Royal Mail Celebrate 500th Anniversary Year

2016 commemorates 500 years since Henry VIII knighted Brian Tuke, the first Master of the Posts, in 1516.

As you would expect from any institution that has been around for 500 years, there are a number of significant dates in Royal Mail’s history. The knighting of Brian Tuke was the catalyst for the creation of the Royal Mail we know today.

Despite the arrival of faxes and then email influencing the decline of letter post, today Royal Mail is the catalyst for ecommerce and parcel post. Many sellers start out using Royal Mail’s services exclusively and although couriers are a common part of most people’s online businesses, very few don’t still have a Royal Mail account for their lighter parcels.

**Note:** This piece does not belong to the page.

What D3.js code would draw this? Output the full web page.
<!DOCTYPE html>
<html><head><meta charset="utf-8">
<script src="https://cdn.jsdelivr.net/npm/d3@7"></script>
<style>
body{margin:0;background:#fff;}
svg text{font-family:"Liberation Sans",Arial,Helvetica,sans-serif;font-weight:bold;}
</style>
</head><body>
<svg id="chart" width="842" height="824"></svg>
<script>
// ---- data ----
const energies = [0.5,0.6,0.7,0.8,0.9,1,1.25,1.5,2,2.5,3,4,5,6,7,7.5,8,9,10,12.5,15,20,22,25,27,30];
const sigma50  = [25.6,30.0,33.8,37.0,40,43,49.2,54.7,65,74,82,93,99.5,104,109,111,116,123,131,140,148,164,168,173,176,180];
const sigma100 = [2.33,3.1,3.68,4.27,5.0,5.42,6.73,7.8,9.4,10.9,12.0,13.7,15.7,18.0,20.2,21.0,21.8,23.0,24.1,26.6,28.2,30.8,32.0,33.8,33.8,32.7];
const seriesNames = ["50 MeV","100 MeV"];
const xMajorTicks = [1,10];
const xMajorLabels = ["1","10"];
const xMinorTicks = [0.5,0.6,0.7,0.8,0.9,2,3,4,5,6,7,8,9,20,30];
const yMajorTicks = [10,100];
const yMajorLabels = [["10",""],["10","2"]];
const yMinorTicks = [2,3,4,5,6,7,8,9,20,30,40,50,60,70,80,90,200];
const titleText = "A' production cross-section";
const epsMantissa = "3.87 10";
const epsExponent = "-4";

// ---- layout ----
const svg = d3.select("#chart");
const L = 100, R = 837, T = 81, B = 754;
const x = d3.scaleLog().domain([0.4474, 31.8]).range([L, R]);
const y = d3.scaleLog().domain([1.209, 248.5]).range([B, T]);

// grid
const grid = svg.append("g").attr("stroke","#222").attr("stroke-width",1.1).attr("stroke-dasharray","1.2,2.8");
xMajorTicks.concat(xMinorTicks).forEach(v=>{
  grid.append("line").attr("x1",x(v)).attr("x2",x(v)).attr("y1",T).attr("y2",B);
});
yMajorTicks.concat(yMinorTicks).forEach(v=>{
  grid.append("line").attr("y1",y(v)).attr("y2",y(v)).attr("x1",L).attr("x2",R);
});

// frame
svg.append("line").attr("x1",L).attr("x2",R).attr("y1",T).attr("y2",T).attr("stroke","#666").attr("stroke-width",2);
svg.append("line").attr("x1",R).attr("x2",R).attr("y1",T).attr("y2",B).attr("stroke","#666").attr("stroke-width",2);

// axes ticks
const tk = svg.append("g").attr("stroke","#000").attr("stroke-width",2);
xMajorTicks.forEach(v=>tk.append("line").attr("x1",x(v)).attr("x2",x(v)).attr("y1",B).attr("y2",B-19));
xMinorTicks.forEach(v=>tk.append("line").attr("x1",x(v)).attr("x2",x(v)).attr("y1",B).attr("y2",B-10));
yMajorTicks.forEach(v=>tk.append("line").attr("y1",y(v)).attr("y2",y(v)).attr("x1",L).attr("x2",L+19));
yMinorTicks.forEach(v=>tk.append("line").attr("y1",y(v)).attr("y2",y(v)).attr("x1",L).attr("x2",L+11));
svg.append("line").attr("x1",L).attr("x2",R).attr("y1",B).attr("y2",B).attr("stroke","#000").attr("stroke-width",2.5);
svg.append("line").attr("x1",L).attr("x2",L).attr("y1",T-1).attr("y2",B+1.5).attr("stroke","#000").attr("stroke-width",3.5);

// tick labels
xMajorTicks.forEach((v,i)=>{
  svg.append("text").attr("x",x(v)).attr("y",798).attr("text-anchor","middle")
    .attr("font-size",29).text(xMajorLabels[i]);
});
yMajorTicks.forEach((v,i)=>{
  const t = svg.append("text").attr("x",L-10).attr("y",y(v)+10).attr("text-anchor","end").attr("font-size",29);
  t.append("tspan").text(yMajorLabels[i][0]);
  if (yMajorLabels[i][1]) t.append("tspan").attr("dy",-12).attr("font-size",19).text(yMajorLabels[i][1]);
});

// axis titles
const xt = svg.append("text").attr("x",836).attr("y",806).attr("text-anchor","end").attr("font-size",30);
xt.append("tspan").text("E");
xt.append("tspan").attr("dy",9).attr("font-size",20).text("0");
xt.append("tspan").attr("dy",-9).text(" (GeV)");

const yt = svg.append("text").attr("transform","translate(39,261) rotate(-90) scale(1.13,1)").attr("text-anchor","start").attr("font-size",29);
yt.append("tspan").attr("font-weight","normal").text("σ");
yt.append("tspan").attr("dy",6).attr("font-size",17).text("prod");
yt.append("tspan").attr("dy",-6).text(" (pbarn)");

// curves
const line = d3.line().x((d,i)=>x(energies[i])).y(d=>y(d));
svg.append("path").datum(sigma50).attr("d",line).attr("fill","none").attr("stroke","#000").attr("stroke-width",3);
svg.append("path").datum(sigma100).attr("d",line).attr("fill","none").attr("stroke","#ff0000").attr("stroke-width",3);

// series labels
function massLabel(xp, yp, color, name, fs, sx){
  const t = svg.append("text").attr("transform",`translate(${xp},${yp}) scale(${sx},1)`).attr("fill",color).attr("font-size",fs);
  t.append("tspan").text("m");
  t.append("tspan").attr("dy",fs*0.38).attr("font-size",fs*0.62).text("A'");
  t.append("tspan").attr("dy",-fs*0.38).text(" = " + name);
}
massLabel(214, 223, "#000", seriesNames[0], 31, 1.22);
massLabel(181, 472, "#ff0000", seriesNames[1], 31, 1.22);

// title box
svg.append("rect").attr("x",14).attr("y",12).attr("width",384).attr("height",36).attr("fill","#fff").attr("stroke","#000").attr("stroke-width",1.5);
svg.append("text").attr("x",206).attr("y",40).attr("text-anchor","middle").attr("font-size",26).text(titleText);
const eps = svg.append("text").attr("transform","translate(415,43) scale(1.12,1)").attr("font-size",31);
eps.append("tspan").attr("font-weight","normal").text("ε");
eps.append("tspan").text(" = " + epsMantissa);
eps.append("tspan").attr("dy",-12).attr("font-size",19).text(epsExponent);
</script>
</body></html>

To celebrate their 500th anniversary, Royal Mail is working in close partnership with its heritage partner, the British Postal Museum & Archive (BPMA), to create an online gallery of 500 objects, people and events telling the story not only of the postal service but also of Royal Mail’s contribution to social and political development over the last 500 years.

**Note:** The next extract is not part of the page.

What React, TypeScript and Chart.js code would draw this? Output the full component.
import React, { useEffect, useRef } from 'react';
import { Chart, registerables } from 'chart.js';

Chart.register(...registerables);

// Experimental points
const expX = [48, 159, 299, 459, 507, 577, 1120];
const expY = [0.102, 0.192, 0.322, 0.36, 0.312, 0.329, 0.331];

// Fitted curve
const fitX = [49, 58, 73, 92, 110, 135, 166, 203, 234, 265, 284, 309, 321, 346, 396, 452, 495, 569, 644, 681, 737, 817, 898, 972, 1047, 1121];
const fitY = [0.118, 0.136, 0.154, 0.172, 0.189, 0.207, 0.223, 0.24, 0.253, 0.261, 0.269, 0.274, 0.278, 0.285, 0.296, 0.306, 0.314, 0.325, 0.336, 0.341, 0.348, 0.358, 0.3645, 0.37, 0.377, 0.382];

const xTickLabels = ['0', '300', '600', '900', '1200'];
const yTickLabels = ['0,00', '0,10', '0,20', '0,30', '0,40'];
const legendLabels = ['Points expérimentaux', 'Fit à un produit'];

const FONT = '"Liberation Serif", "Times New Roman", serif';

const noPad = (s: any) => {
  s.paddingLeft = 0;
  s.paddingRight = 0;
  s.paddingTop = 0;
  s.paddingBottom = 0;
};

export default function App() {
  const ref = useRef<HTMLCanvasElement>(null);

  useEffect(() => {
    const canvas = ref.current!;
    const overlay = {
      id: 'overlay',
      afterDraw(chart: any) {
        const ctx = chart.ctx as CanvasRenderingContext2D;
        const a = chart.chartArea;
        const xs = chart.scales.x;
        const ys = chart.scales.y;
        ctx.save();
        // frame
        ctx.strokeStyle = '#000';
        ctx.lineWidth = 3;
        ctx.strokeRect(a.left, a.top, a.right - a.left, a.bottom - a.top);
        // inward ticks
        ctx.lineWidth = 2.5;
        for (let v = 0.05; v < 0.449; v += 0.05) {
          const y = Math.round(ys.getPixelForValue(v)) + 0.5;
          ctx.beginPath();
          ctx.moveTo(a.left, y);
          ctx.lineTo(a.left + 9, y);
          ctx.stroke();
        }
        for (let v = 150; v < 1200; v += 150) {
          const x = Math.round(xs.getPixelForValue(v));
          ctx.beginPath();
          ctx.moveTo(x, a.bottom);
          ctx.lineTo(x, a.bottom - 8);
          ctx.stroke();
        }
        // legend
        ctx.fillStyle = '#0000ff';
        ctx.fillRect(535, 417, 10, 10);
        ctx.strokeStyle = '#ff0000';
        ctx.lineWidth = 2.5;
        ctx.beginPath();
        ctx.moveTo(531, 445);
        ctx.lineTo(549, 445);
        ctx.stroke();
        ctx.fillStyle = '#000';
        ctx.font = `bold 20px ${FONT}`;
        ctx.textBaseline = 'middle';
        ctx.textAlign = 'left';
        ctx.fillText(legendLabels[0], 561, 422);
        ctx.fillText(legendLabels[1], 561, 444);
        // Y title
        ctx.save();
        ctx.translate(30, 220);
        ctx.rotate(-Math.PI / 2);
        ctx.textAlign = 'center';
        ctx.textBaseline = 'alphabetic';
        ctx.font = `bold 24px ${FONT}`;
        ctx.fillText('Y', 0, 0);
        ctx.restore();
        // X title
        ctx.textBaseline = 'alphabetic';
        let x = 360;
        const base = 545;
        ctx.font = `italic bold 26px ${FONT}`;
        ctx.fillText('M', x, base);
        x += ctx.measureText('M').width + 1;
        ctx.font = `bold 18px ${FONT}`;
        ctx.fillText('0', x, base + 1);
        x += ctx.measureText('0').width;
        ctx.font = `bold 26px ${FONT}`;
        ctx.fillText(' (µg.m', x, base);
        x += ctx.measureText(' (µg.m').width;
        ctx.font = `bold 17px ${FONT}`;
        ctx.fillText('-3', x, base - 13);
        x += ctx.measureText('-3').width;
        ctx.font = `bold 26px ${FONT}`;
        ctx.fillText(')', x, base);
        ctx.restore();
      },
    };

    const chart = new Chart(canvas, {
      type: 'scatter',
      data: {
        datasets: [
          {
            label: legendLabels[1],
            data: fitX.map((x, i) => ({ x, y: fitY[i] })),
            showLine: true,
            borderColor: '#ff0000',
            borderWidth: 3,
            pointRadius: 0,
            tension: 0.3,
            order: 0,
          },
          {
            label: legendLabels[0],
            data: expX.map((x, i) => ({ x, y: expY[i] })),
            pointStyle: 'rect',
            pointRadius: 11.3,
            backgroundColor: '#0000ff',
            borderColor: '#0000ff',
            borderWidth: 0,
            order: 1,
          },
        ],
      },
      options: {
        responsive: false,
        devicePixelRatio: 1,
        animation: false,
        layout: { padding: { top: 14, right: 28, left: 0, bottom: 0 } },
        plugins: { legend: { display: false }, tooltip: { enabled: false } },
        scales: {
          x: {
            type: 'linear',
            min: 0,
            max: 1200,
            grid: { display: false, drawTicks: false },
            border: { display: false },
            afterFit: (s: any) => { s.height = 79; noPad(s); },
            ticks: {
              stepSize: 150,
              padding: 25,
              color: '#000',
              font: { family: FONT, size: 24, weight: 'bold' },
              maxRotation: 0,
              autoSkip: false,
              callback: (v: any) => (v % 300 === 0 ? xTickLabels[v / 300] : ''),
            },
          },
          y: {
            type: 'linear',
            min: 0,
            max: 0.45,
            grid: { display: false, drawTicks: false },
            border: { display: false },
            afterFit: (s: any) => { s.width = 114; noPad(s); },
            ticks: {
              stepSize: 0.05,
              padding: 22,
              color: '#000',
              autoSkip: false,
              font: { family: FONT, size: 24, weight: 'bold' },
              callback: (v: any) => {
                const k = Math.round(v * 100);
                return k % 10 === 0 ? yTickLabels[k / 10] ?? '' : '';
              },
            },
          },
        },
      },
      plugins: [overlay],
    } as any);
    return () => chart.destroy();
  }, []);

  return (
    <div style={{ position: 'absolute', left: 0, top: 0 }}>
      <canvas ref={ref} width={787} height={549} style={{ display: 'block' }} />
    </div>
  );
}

Whilst the company continues to change and modernise it is still an integral part of British Culture. There aren’t many buildings, let alone institutions, dating back to Tudor times and as a footnote for my colleague Dan, the Royal Mail was established 48 years before the birth of Shakespeare. To put it into perspective, it’s unlikely anyone reading this will see Royal Mail’s 600th anniversary and not even your great-great-great-great-grandchildren will be around to see their 1000 year celebrations.

Congratulations to Royal Mail as they enter their historic 500th year.

The movement of mail

We are proud to celebrate the heritage of this great company. The history of the postal service in the UK reflects the tremendous societal and political change that has taken us from sixteenth century Tudor England to the United Kingdom today.

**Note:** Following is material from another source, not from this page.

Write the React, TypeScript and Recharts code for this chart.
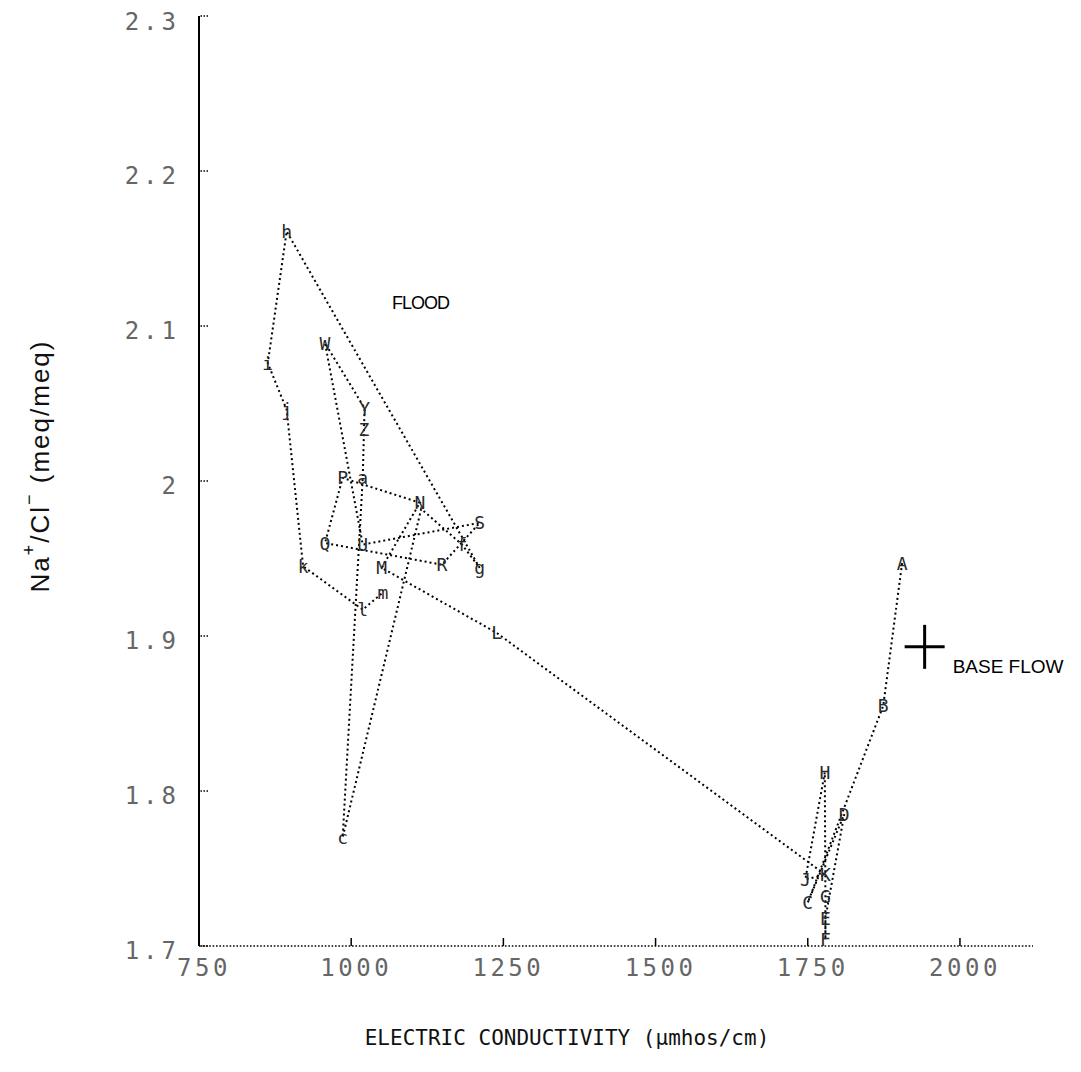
import React from 'react';
import { ScatterChart, Scatter, XAxis, YAxis } from 'recharts';

// Sample sequence (letters in sampling order; '' = point whose letter is hidden under a neighbour),
// electric conductivity and Na+/Cl- ratio
const sampleIds = ['A','B','C','D','E','F','G','H','J','K','L','M','N','P','Q','R','S','U','W','Y','Z','a','c','','f','g','h','i','j','k','l','m'];
const conductivity = [1905,1874,1750,1810,1779,1779,1779,1778,1746,1779,1239,1050,1113,986,957,1149,1211,1019,957,1022,1021,1019,986,1115,1182,1211,894,863,894,921,1019,1052];
const naClRatio = [1.947,1.855,1.728,1.785,1.718,1.704,1.732,1.812,1.743,1.746,1.902,1.944,1.986,2.002,1.960,1.946,1.973,1.959,2.089,2.047,2.033,2.002,1.770,1.982,1.959,1.944,2.161,2.076,2.046,1.945,1.917,1.928];

// Base flow reference and the flood annotation
const baseFlowEc = [1942];
const baseFlowRatio = [1.893];
const annotationText = ['FLOOD'];
const annotationEc = [1067];
const annotationRatio = [2.115];

const xTicks = [750, 1000, 1250, 1500, 1750, 2000];
const yTicks = [1.7, 1.8, 1.9, 2.0, 2.1, 2.2, 2.3];

const samples = sampleIds.map((id, i) => ({ id, ec: conductivity[i], ratio: naClRatio[i] }));
const baseFlow = baseFlowEc.map((ec, i) => ({ ec, ratio: baseFlowRatio[i] }));
const annotations = annotationText.map((text, i) => ({ text, ec: annotationEc[i], ratio: annotationRatio[i] }));

const monoFont = '"DejaVu Sans Mono", monospace';
const sansFont = '"Liberation Sans", Arial, sans-serif';

const SampleLetter = (props: any) => {
  const { cx, cy, payload } = props;
  if (!payload.id) return <g />;
  return (
    <text x={cx} y={cy} textAnchor="middle" dominantBaseline="central"
      fontFamily={monoFont} fontSize={18} fill="#2a2a2a">
      {payload.id}
    </text>
  );
};

const BaseFlowMark = (props: any) => {
  const { cx, cy } = props;
  return (
    <g>
      <line x1={cx - 20} y1={cy} x2={cx + 20} y2={cy} stroke="#000" strokeWidth={3} />
      <line x1={cx} y1={cy - 22} x2={cx} y2={cy + 22} stroke="#000" strokeWidth={3} />
      <text x={cx + 28} y={cy + 26} fontFamily={sansFont} fontSize={19} fill="#000">
        BASE FLOW
      </text>
    </g>
  );
};

const AnnotationText = (props: any) => {
  const { cx, cy, payload } = props;
  return (
    <text x={cx} y={cy} dominantBaseline="central" fontFamily={sansFont}
      fontSize={18} letterSpacing={-1} fill="#000">
      {payload.text}
    </text>
  );
};

const YTick = (props: any) => {
  const { x, y, payload } = props;
  const v = payload.value;
  const label = Math.abs(v - 2) < 1e-9 ? '2' : v.toFixed(1);
  return (
    <text x={x} y={y + 5} textAnchor="end" dominantBaseline="central"
      fontFamily={monoFont} fontSize={24} letterSpacing={4} fill="#666">
      {label}
    </text>
  );
};

const XTick = (props: any) => {
  const { x, y, payload } = props;
  return (
    <text x={x + 5} y={y} textAnchor="middle" dominantBaseline="central"
      fontFamily={monoFont} fontSize={24} letterSpacing={3.5} fill="#666">
      {String(payload.value)}
    </text>
  );
};

const XTitle = (props: any) => {
  const vb = props.viewBox;
  return (
    <text x={vb.x + vb.width / 2 - 49} y={vb.y + 92} textAnchor="middle" dominantBaseline="central"
      fontFamily={monoFont} fontSize={21} fill="#111">
      ELECTRIC CONDUCTIVITY (µmhos/cm)
    </text>
  );
};

const YTitle = (props: any) => {
  const vb = props.viewBox;
  const x = vb.x + 32;
  const y = vb.y + vb.height / 2 - 15;
  return (
    <text x={x} y={y} transform={`rotate(-90, ${x}, ${y})`} textAnchor="middle" dominantBaseline="central"
      fontFamily={sansFont} fontSize={26} letterSpacing={2} fill="#111">
      Na<tspan dy={-11} fontSize={18}>+</tspan><tspan dy={11}>/Cl</tspan><tspan dy={-11} fontSize={18}>−</tspan><tspan dy={11}>{'   '}(meq/meq)</tspan>
    </text>
  );
};

export default function App() {
  return (
    <div style={{ background: '#fff' }}>
      <ScatterChart width={1065} height={1056} margin={{ top: 8, right: 40, bottom: 0, left: 0 }}>
        <XAxis type="number" dataKey="ec" domain={[750, 2120]} ticks={xTicks}
          height={118} tickSize={-8} tickMargin={30} tick={<XTick />}
          axisLine={{ stroke: '#000', strokeWidth: 1.6, strokeDasharray: '1.6 1.8' }}
          tickLine={{ stroke: '#000', strokeWidth: 1.5 }}
          label={{ content: <XTitle /> }} />
        <YAxis type="number" dataKey="ratio" domain={[1.7, 2.3]} ticks={yTicks}
          width={191} tickSize={-9} tickMargin={28} tick={<YTick />}
          axisLine={{ stroke: '#000', strokeWidth: 2 }}
          tickLine={{ stroke: '#000', strokeWidth: 1.5, strokeDasharray: '1.5 1.5' }}
          label={{ content: <YTitle /> }} />
        <Scatter data={samples} isAnimationActive={false} shape={<SampleLetter />}
          line={{ stroke: '#000', strokeWidth: 2, strokeDasharray: '2 3' }} lineType="joint" />
        <Scatter data={baseFlow} isAnimationActive={false} shape={<BaseFlowMark />} />
        <Scatter data={annotations} isAnimationActive={false} shape={<AnnotationText />} />
      </ScatterChart>
    </div>
  );
}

In all its guises, Royal Mail has been responsible for a number of world firsts – the Penny Black stamp and the first ever airmail flight to name just two. It has also changed almost beyond recognition, from a small group of King’s Messengers in those early days to a national network connecting consumers, companies and communities across the UK today.

Against this backdrop of continued change, Royal Mail’s people have been a constant presence. They are the heart of this company. I hope that, through them, we will continue to deliver the Universal Service and play an instrumental role in people’s lives for many years to come.